In re Seroquel Prods. Liab. Litig., 244 F.R.D. 650 (M.D. Fla. 2007)
In this opinion, United States Magistrate Judge David A. Barker considered Plaintiffs’ motion for sanctions based on the failure of defendant AstraZeneca (“AZ”) to timely comply with various discovery obligations.
In April 2007, Plaintiffs had filed a motion to compel completed production of various items listed in the case management order (“CMO”) entered January 2007. (For a summary of the related opinion discussing the CMO, click here). The motion was denied without prejudice by the court, to allow the parties to confer “in good faith and in extenso” on the issues raised in the motion to compel. At the same time, the court scheduled an evidentiary hearing on the motion, warning the parties:
ANY PARTY WHOSE CONDUCT NECESSITATES THE EVIDENTIARY HEARING SHOULD EXPECT THE IMPOSITION OF SANCTIONS FOR ANY UNREASONABLE OR INAPPROPRIATE CONDUCT OR POSITION TAKEN WITH RESPECT TO THESE MATTERS.
(Capitals and bold in original.)
The evidentiary hearing was ultimately canceled after the parties filed a Joint Statement of Resolved Issues and Notice that a Hearing is Not Required. Plaintiffs agreed to the Joint Statement and Notice based on AZ’s representations that it would correct the faults described by Plaintiffs in their original motion to compel. When the corrections were not made, Plaintiffs filed this motion for sanctions.
In arguing against sanctions, AZ relied heavily on the fact that the court had not granted the Plaintiffs’ original motion to compel nor ordered Defendant to produce certain documents. The court rejected the argument as “disingenuous,” noting that the only reason the motion to compel was not decided upon, and that the corresponding evidentiary hearing not held, was due to AZ’s representation that they would correct the alleged deficiencies of their production raised in the motion. The court also pointed out that although denied, the Plaintiffs’ motion to compel gave AZ notice of the discovery conduct about which Plaintiffs had complaints. Similarly, the court found that the warning it had included in bold and all caps in its original notice scheduling the evidentiary hearing gave AZ more than sufficient notice of the possibility of sanctions should they fail to resolve those issues. It continued:
A party will not be permitted to gain an advantage by agreeing to cure the discovery violation, then fail to implement the cure, and hope to avoid a sanction by forestalling the sanctions ruling. AZ’s stipulation to resolve the discovery issues, under threat of sanctions for obstreperous behavior, does not preclude the Court from sanctioning it under Rule 37 under the circumstances of this multi-district case.

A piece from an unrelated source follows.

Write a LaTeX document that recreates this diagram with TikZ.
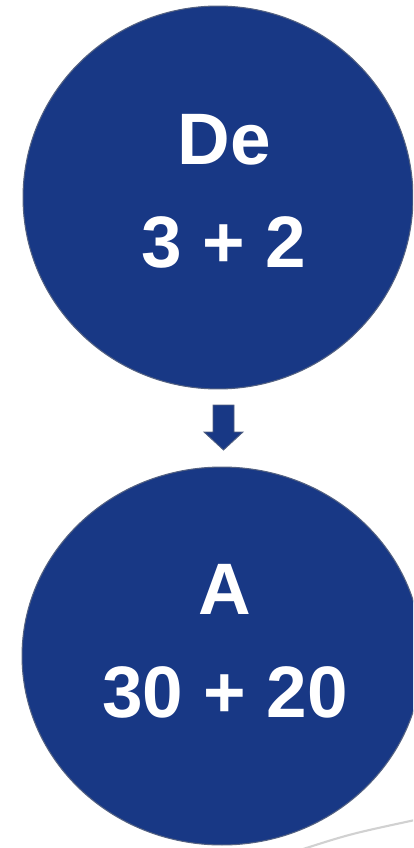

The court then reviewed the four discovery failings enumerated by the Plaintiffs, to determine whether any warranted sanctions. While finding two of the acts were not sanctionable because they represented mere oversight or excusable neglect, the court found that AZ’s failure to adequately identify relevant databases and persons knowledgeable about the databases violated the CMO entered by the court, and was sanctionable under Rule 37.
Identifying relevant records and working out technical methods for their production is a cooperative undertaking, not part of the adversarial give and take. … It is not appropriate to see an advantage in the litigation by failing to cooperate in the identification of basic evidence.
The court found that sanctions were also warranted by AZ’s “purposely sluggish” production to Plaintiffs. Citing decisions from the Ninth and Second Circuits discussing the presumed prejudice created by unreasonable delay, the court noted that AZ’s sluggishness had benefited AZ and prejudiced the Plaintiffs by limiting the time available to Plaintiffs to review and follow up on information.
The court noted a number of specific failings by AZ, including: the use of a plainly inadequate key word search, the failure to provide attachments, and the omission of relevant emails, and what it described as “woefully deficient” efforts in preventing and solving technical problems – which included the production of a large number of blank pages, load files that were not searchable, and the absence of page breaks arguable required by the CMO. While AZ blamed many of the technical problems on vendor error, the court cited the Sedona Principles, which state that a party is responsible for the errors of its vendors. Furthermore, the court concluded that without the requisite quality control oversight, such problems were inevitable. In addition, it found that many of the issues could likely have been resolved much sooner had AZ cooperated by allowing consultation between the technical staffs of the parties.
The court concluded by finding that AZ’s failure to timely produce “usable” or “reasonably accessible” documents warranted sanctions. Because it was unable to determine the appropriate sanctions, the court stated the Plaintiffs would be allowed to present further evidence and argument regarding the prejudice or damages they suffered as a result of AZ’s sanctionable conduct.